'''

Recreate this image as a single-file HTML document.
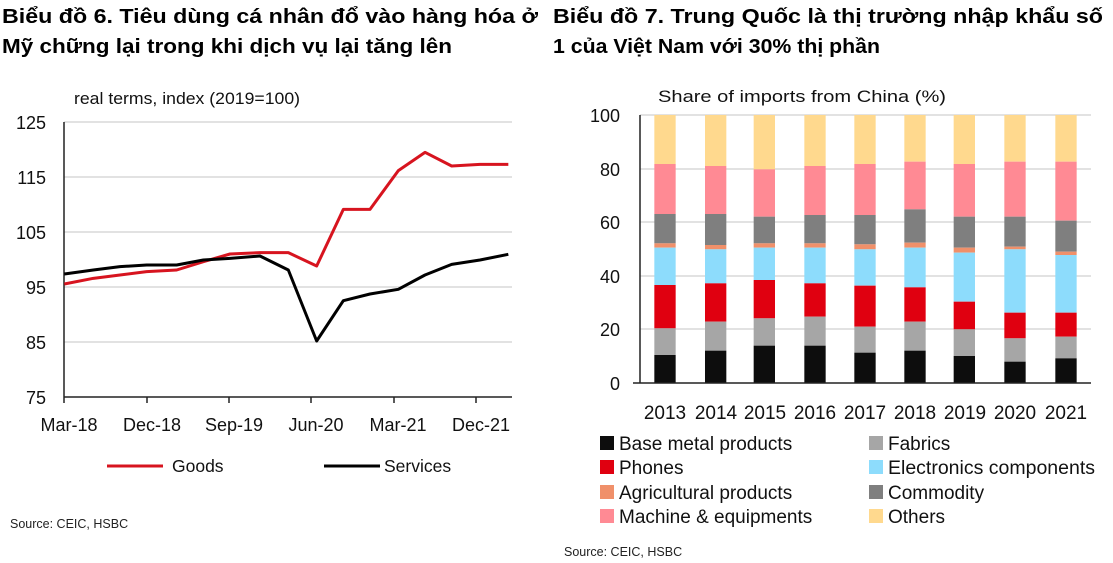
<!DOCTYPE html>
<html><head><meta charset="utf-8"><style>
html,body{margin:0;padding:0;background:#fff;}
svg{display:block;font-family:"Liberation Sans",Arial,sans-serif;}
</style></head><body>
<svg width="1113" height="563" viewBox="0 0 1113 563" xmlns="http://www.w3.org/2000/svg">
<!-- Titles -->
<text x="2" y="23" font-size="20" font-weight="bold" fill="#000" textLength="536" lengthAdjust="spacingAndGlyphs">Biểu đồ 6. Tiêu dùng cá nhân đổ vào hàng hóa ở</text>
<text x="2" y="53" font-size="20" font-weight="bold" fill="#000" textLength="450" lengthAdjust="spacingAndGlyphs">Mỹ chững lại trong khi dịch vụ lại tăng lên</text>
<text x="553" y="23" font-size="20" font-weight="bold" fill="#000" textLength="550" lengthAdjust="spacingAndGlyphs">Biểu đồ 7. Trung Quốc là thị trường nhập khẩu số</text>
<text x="553" y="53" font-size="20" font-weight="bold" fill="#000" textLength="327" lengthAdjust="spacingAndGlyphs">1 của Việt Nam với 30% thị phần</text>

<!-- LEFT CHART -->
<text x="74" y="104" font-size="17" fill="#111" textLength="226" lengthAdjust="spacingAndGlyphs">real terms,  index (2019=100)</text>
<g stroke="#d9d9d9" stroke-width="1.5">
<line x1="64" y1="122" x2="512" y2="122"/>
<line x1="64" y1="177" x2="512" y2="177"/>
<line x1="64" y1="232" x2="512" y2="232"/>
<line x1="64" y1="287" x2="512" y2="287"/>
<line x1="64" y1="342" x2="512" y2="342"/>
</g>
<line x1="64" y1="122" x2="64" y2="397" stroke="#222" stroke-width="1.5"/>
<line x1="64" y1="397" x2="512" y2="397" stroke="#222" stroke-width="1.5"/>
<g stroke="#222" stroke-width="1.5">
<line x1="64" y1="397" x2="64" y2="403"/><line x1="147" y1="397" x2="147" y2="403"/>
<line x1="229" y1="397" x2="229" y2="403"/><line x1="311" y1="397" x2="311" y2="403"/>
<line x1="394" y1="397" x2="394" y2="403"/><line x1="476" y1="397" x2="476" y2="403"/>
</g>
<g font-size="18" fill="#111" text-anchor="end">
<text x="46" y="129">125</text><text x="46" y="184">115</text><text x="46" y="239">105</text>
<text x="46" y="294">95</text><text x="46" y="349">85</text><text x="46" y="404">75</text>
</g>
<g font-size="18" fill="#111" text-anchor="middle">
<text x="69" y="431">Mar-18</text><text x="152" y="431">Dec-18</text><text x="234" y="431">Sep-19</text>
<text x="316" y="431">Jun-20</text><text x="398" y="431">Mar-21</text><text x="481" y="431">Dec-21</text>
</g>
<g transform="translate(0,80) scale(0.33333)" fill="none" stroke-width="9" stroke-linejoin="round">
<polyline stroke="#d7141f" points="193,612 280,595 360,585 440,575 530,570 610,545 690,522 780,518 865,518 950,558 1030,388 1110,388 1195,272 1275,217 1355,258 1440,253 1525,253"/>
<polyline stroke="#000" points="193,582 280,570 360,560 440,555 530,555 610,540 690,535 780,528 865,570 950,783 1030,662 1110,642 1195,628 1275,585 1355,553 1440,540 1525,523"/>
</g>
<line x1="107" y1="466" x2="163" y2="466" stroke="#d7141f" stroke-width="3"/>
<text x="172" y="472" font-size="17.5" fill="#111">Goods</text>
<line x1="324" y1="466" x2="380" y2="466" stroke="#000" stroke-width="3"/>
<text x="384" y="472" font-size="17.5" fill="#111">Services</text>
<text x="10" y="528" font-size="12.5" fill="#222">Source: CEIC, HSBC</text>

<!-- RIGHT CHART -->
<text x="658" y="102" font-size="17" fill="#111" textLength="288" lengthAdjust="spacingAndGlyphs">Share of imports  from China (%)</text>
<g stroke="#d9d9d9" stroke-width="1.5">
<line x1="640" y1="115" x2="1091" y2="115"/>
<line x1="640" y1="169" x2="1091" y2="169"/>
<line x1="640" y1="222" x2="1091" y2="222"/>
<line x1="640" y1="276" x2="1091" y2="276"/>
<line x1="640" y1="329" x2="1091" y2="329"/>
</g>
<g font-size="18" fill="#111" text-anchor="end">
<text x="620" y="122">100</text><text x="620" y="176">80</text><text x="620" y="229">60</text>
<text x="620" y="283">40</text><text x="620" y="336">20</text><text x="620" y="390">0</text>
</g>
<g transform="translate(600,100) scale(0.33333)">
<rect x="163" y="45" width="64" height="147" fill="#ffd98e"/><rect x="163" y="192" width="64" height="150" fill="#ff8a94"/><rect x="163" y="342" width="64" height="88" fill="#7f7f7f"/><rect x="163" y="430" width="64" height="13" fill="#f0906a"/><rect x="163" y="443" width="64" height="112" fill="#8ddcfc"/><rect x="163" y="555" width="64" height="130" fill="#e00010"/><rect x="163" y="685" width="64" height="80" fill="#a6a6a6"/><rect x="163" y="765" width="64" height="83" fill="#0d0d0d"/>
<rect x="315" y="45" width="64" height="153" fill="#ffd98e"/><rect x="315" y="198" width="64" height="144" fill="#ff8a94"/><rect x="315" y="342" width="64" height="93" fill="#7f7f7f"/><rect x="315" y="435" width="64" height="13" fill="#f0906a"/><rect x="315" y="448" width="64" height="102" fill="#8ddcfc"/><rect x="315" y="550" width="64" height="115" fill="#e00010"/><rect x="315" y="665" width="64" height="87" fill="#a6a6a6"/><rect x="315" y="752" width="64" height="96" fill="#0d0d0d"/>
<rect x="461" y="45" width="64" height="163" fill="#ffd98e"/><rect x="461" y="208" width="64" height="142" fill="#ff8a94"/><rect x="461" y="350" width="64" height="80" fill="#7f7f7f"/><rect x="461" y="430" width="64" height="13" fill="#f0906a"/><rect x="461" y="443" width="64" height="97" fill="#8ddcfc"/><rect x="461" y="540" width="64" height="115" fill="#e00010"/><rect x="461" y="655" width="64" height="82" fill="#a6a6a6"/><rect x="461" y="737" width="64" height="111" fill="#0d0d0d"/>
<rect x="613" y="45" width="64" height="153" fill="#ffd98e"/><rect x="613" y="198" width="64" height="147" fill="#ff8a94"/><rect x="613" y="345" width="64" height="85" fill="#7f7f7f"/><rect x="613" y="430" width="64" height="13" fill="#f0906a"/><rect x="613" y="443" width="64" height="107" fill="#8ddcfc"/><rect x="613" y="550" width="64" height="100" fill="#e00010"/><rect x="613" y="650" width="64" height="87" fill="#a6a6a6"/><rect x="613" y="737" width="64" height="111" fill="#0d0d0d"/>
<rect x="763" y="45" width="64" height="147" fill="#ffd98e"/><rect x="763" y="192" width="64" height="153" fill="#ff8a94"/><rect x="763" y="345" width="64" height="88" fill="#7f7f7f"/><rect x="763" y="433" width="64" height="15" fill="#f0906a"/><rect x="763" y="448" width="64" height="109" fill="#8ddcfc"/><rect x="763" y="557" width="64" height="123" fill="#e00010"/><rect x="763" y="680" width="64" height="78" fill="#a6a6a6"/><rect x="763" y="758" width="64" height="90" fill="#0d0d0d"/>
<rect x="913" y="45" width="64" height="140" fill="#ffd98e"/><rect x="913" y="185" width="64" height="143" fill="#ff8a94"/><rect x="913" y="328" width="64" height="100" fill="#7f7f7f"/><rect x="913" y="428" width="64" height="15" fill="#f0906a"/><rect x="913" y="443" width="64" height="119" fill="#8ddcfc"/><rect x="913" y="562" width="64" height="103" fill="#e00010"/><rect x="913" y="665" width="64" height="87" fill="#a6a6a6"/><rect x="913" y="752" width="64" height="96" fill="#0d0d0d"/>
<rect x="1061" y="45" width="64" height="147" fill="#ffd98e"/><rect x="1061" y="192" width="64" height="158" fill="#ff8a94"/><rect x="1061" y="350" width="64" height="93" fill="#7f7f7f"/><rect x="1061" y="443" width="64" height="15" fill="#f0906a"/><rect x="1061" y="458" width="64" height="147" fill="#8ddcfc"/><rect x="1061" y="605" width="64" height="83" fill="#e00010"/><rect x="1061" y="688" width="64" height="80" fill="#a6a6a6"/><rect x="1061" y="768" width="64" height="80" fill="#0d0d0d"/>
<rect x="1213" y="45" width="64" height="140" fill="#ffd98e"/><rect x="1213" y="185" width="64" height="165" fill="#ff8a94"/><rect x="1213" y="350" width="64" height="90" fill="#7f7f7f"/><rect x="1213" y="440" width="64" height="8" fill="#f0906a"/><rect x="1213" y="448" width="64" height="190" fill="#8ddcfc"/><rect x="1213" y="638" width="64" height="77" fill="#e00010"/><rect x="1213" y="715" width="64" height="70" fill="#a6a6a6"/><rect x="1213" y="785" width="64" height="63" fill="#0d0d0d"/>
<rect x="1366" y="45" width="64" height="140" fill="#ffd98e"/><rect x="1366" y="185" width="64" height="177" fill="#ff8a94"/><rect x="1366" y="362" width="64" height="93" fill="#7f7f7f"/><rect x="1366" y="455" width="64" height="10" fill="#f0906a"/><rect x="1366" y="465" width="64" height="173" fill="#8ddcfc"/><rect x="1366" y="638" width="64" height="72" fill="#e00010"/><rect x="1366" y="710" width="64" height="65" fill="#a6a6a6"/><rect x="1366" y="775" width="64" height="73" fill="#0d0d0d"/>
</g>
<line x1="640" y1="115" x2="640" y2="383" stroke="#222" stroke-width="1.5"/>
<line x1="633" y1="383" x2="1091" y2="383" stroke="#222" stroke-width="1.5"/>
<g font-size="19" fill="#111" text-anchor="middle">
<text x="665" y="419">2013</text><text x="716" y="419">2014</text><text x="765" y="419">2015</text>
<text x="815" y="419">2016</text><text x="865" y="419">2017</text><text x="915" y="419">2018</text>
<text x="965" y="419">2019</text><text x="1015" y="419">2020</text><text x="1066" y="419">2021</text>
</g>
<g font-size="19" fill="#111">
<rect x="600" y="436" width="14" height="14" fill="#0d0d0d"/><text x="619" y="450">Base metal products</text>
<rect x="600" y="460" width="14" height="14" fill="#e00010"/><text x="619" y="474">Phones</text>
<rect x="600" y="485" width="14" height="14" fill="#f0906a"/><text x="619" y="499">Agricultural products</text>
<rect x="600" y="509" width="14" height="14" fill="#ff8a94"/><text x="619" y="523">Machine &amp; equipments</text>
<rect x="869" y="436" width="14" height="14" fill="#a6a6a6"/><text x="888" y="450">Fabrics</text>
<rect x="869" y="460" width="14" height="14" fill="#8ddcfc"/><text x="888" y="474" textLength="207" lengthAdjust="spacingAndGlyphs">Electronics components</text>
<rect x="869" y="485" width="14" height="14" fill="#7f7f7f"/><text x="888" y="499">Commodity</text>
<rect x="869" y="509" width="14" height="14" fill="#ffd98e"/><text x="888" y="523">Others</text>
</g>
<text x="564" y="556" font-size="12.5" fill="#222">Source: CEIC, HSBC</text>
</svg>
</body></html>
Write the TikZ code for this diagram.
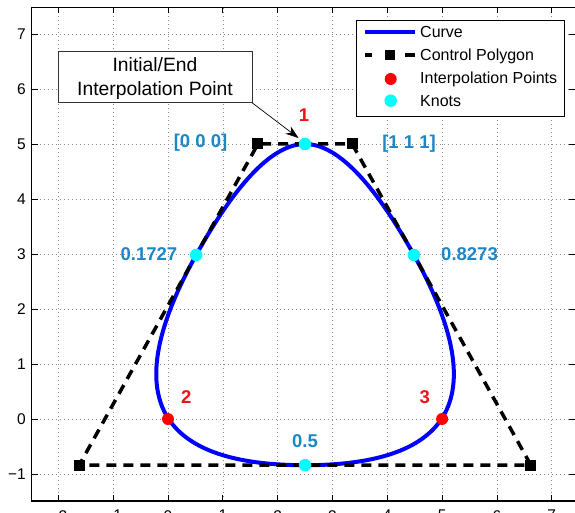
\documentclass[tikz,border=0pt]{standalone}
\usepackage{fontspec}
\setmainfont{Liberation Sans}
\usetikzlibrary{calc,arrows.meta}
\definecolor{labblue}{RGB}{25,135,200}
\definecolor{labred}{RGB}{235,20,20}
\definecolor{curveblue}{RGB}{0,0,255}
\definecolor{knotcyan}{RGB}{0,255,255}
\begin{document}
\begin{tikzpicture}[x=1pt,y=-1pt,
  curve/.style={draw=curveblue,line width=4pt},
  poly/.style={draw=black,line width=3.5pt,dash pattern=on 10pt off 7pt},
  ctrlsq/.style={rectangle,fill=black,minimum size=11pt,inner sep=0pt},
  ipt/.style={circle,fill=red,minimum size=12pt,inner sep=0pt},
  kpt/.style={circle,fill=knotcyan,minimum size=12.5pt,inner sep=0pt},
  gridln/.style={black!45,line width=0.6pt,dash pattern=on 0.8pt off 3.2pt},
  tickmk/.style={black,line width=0.8pt},
  axisline/.style={black,line width=1.1pt},
  ticklab/.style={font={\fontsize{15.5}{18}\selectfont},inner sep=0pt},
  leglab/.style={font={\fontsize{16}{19}\selectfont},anchor=base west,inner sep=0pt},
  datalab/.style={font={\fontsize{18.5}{22}\selectfont\bfseries},anchor=base,inner sep=0pt},
  annlab/.style={font={\fontsize{19.3}{23}\selectfont},anchor=base,inner sep=0pt},
]
\useasboundingbox (0,0) rectangle (575,513);

\begin{scope}[shift={(168pt,-419pt)},x=54.82pt,y=55pt]
  % grid
  \foreach \gx in {-2,...,7} \draw[gridln] (\gx,-1.491) -- (\gx,7.485);
  \foreach \gy in {-1,...,7} \draw[gridln] (-2.486,\gy) -- (7.43,\gy);
  % ticks
  \foreach \gx in {-2,...,7} {
    \draw[tickmk] (\gx,-1.491) -- ++(0,0.109);
    \draw[tickmk] (\gx,7.485) -- ++(0,-0.109);
  }
  \foreach \gy in {-1,...,7} {
    \draw[tickmk] (-2.486,\gy) -- ++(0.1095,0);
    \draw[tickmk] (7.43,\gy) -- ++(-0.1095,0);
  }
  \draw[axisline] (-2.486,-1.491) rectangle (7.43,7.485);
  % tick labels
  \foreach \gx/\lab in {-2/−2,-1/−1,0/0,1/1,2/2,3/3,4/4,5/5,6/6,7/7}
    \node[ticklab,anchor=north] (xl\gx) at (\gx,-1.6545) {\lab};
  \foreach \gy/\lab in {-1/−1,0/0,1/1,2/2,3/3,4/4,5/5,6/6,7/7}
    \node[ticklab,anchor=east] (yl\gy) at (-2.59,\gy) {\lab};

  % control points and knots
  \coordinate (K0) at (2.5,5);
  \coordinate (P1) at (1.64,5);
  \coordinate (P2) at (-1.62,-0.84);
  \coordinate (P3) at (6.62,-0.84);
  \coordinate (P4) at (3.36,5);
  \coordinate (K1) at ($(P1)!0.3454!(P2)$);
  \coordinate (K2) at ($(P2)!0.5!(P3)$);
  \coordinate (K3) at ($(P4)!0.3454!(P3)$);

  % curve (quadratic B-spline pieces as cubics)
  \draw[curve] (K0)
    .. controls ($(K0)!0.6667!(P1)$) and ($(K1)!0.6667!(P1)$) .. (K1)
    .. controls ($(K1)!0.6667!(P2)$) and ($(K2)!0.6667!(P2)$) .. (K2)
    .. controls ($(K2)!0.6667!(P3)$) and ($(K3)!0.6667!(P3)$) .. (K3)
    .. controls ($(K3)!0.6667!(P4)$) and ($(K0)!0.6667!(P4)$) .. (K0) -- cycle;

  % control polygon
  \draw[poly] (K0) -- (P1) -- (P2) -- (P3) -- (P4) -- cycle;
  \foreach \p in {P1,P2,P3,P4} \node[ctrlsq] (sq\p) at (\p) {};

  % interpolation points
  \node[ipt] (I1) at (2.5,5) {};
  \node[ipt] (I2) at (0,0) {};
  \node[ipt] (I3) at (5,0) {};
  % knots
  \node[kpt] (N0) at (K0) {};
  \node[kpt] (N1) at (K1) {};
  \node[kpt] (N2) at (K2) {};
  \node[kpt] (N3) at (K3) {};
\end{scope}

% legend
\node[draw=black,fill=white,line width=0.8pt,minimum width=208pt,minimum height=96pt,
      inner sep=0pt,anchor=north west] (legend) at (356,20) {};
\coordinate (lc1) at (365,32); \coordinate (lc2) at (415,32);
\draw[curve] (lc1) -- (lc2);
\node[leglab] (lgcurve) at (420,38) {Curve};
\coordinate (lp1) at (365,55); \coordinate (lp2) at (372,55);
\coordinate (lp3) at (405,55); \coordinate (lp4) at (415,55);
\draw[black,line width=3.5pt] (lp1) -- (lp2);
\draw[black,line width=3.5pt] (lp3) -- (lp4);
\node[ctrlsq,minimum size=10pt] (lgsq) at (390,55) {};
\node[leglab] (lgpoly) at (420,61) {Control Polygon};
\node[ipt] (lgred) at (390.7,79) {};
\node[leglab] (lgint) at (420,84) {Interpolation Points};
\node[kpt] (lgcyan) at (390.7,100.7) {};
\node[leglab] (lgknot) at (420,106.7) {Knots};

% annotation
\node[draw=black!80,fill=white,line width=0.7pt,minimum width=193.7pt,minimum height=51.6pt,
      anchor=north west,inner sep=0pt] (ann) at (58,50.7) {};
\node[annlab] (ann1) at (155,71.7) {Initial/End};
\node[annlab] (ann2) at (155,96) {Interpolation Point};
\coordinate (tip) at (298.5,138);
\draw[-{Stealth[length=13pt,width=9pt,inset=4pt]},line width=0.7pt] (ann.south east) -- (tip);

% data labels
\node[datalab,text=labred] (l1) at (304,122) {1};
\node[datalab,text=labblue] (l000) at (200.5,148) {[0 0 0]};
\node[datalab,text=labblue] (l111) at (409,148.5) {[1 1 1]};
\node[datalab,text=labblue] (l17) at (149,260) {0.1727};
\node[datalab,text=labblue] (l82) at (469.5,260) {0.8273};
\node[datalab,text=labred] (l2) at (186.3,403.3) {2};
\node[datalab,text=labred] (l3) at (424.7,403.3) {3};
\node[datalab,text=labblue] (l05) at (305,447) {0.5};
\end{tikzpicture}
\end{document}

'''

Exactly reproduce the stretch that starts at the line containing "Write the TikZ code for this diagram." and ends at the line containing "(0,0) rectangle (575,513);", both ends included; leave any pictures out.

## [Response to this exercise]
Write the TikZ code for this diagram.
\documentclass[tikz,border=0pt]{standalone}
\usepackage{fontspec}
\setmainfont{Liberation Sans}
\usetikzlibrary{calc,arrows.meta}
\definecolor{labblue}{RGB}{25,135,200}
\definecolor{labred}{RGB}{235,20,20}
\definecolor{curveblue}{RGB}{0,0,255}
\definecolor{knotcyan}{RGB}{0,255,255}
\begin{document}
\begin{tikzpicture}[x=1pt,y=-1pt,
  curve/.style={draw=curveblue,line width=4pt},
  poly/.style={draw=black,line width=3.5pt,dash pattern=on 10pt off 7pt},
  ctrlsq/.style={rectangle,fill=black,minimum size=11pt,inner sep=0pt},
  ipt/.style={circle,fill=red,minimum size=12pt,inner sep=0pt},
  kpt/.style={circle,fill=knotcyan,minimum size=12.5pt,inner sep=0pt},
  gridln/.style={black!45,line width=0.6pt,dash pattern=on 0.8pt off 3.2pt},
  tickmk/.style={black,line width=0.8pt},
  axisline/.style={black,line width=1.1pt},
  ticklab/.style={font={\fontsize{15.5}{18}\selectfont},inner sep=0pt},
  leglab/.style={font={\fontsize{16}{19}\selectfont},anchor=base west,inner sep=0pt},
  datalab/.style={font={\fontsize{18.5}{22}\selectfont\bfseries},anchor=base,inner sep=0pt},
  annlab/.style={font={\fontsize{19.3}{23}\selectfont},anchor=base,inner sep=0pt},
]
\useasboundingbox (0,0) rectangle (575,513);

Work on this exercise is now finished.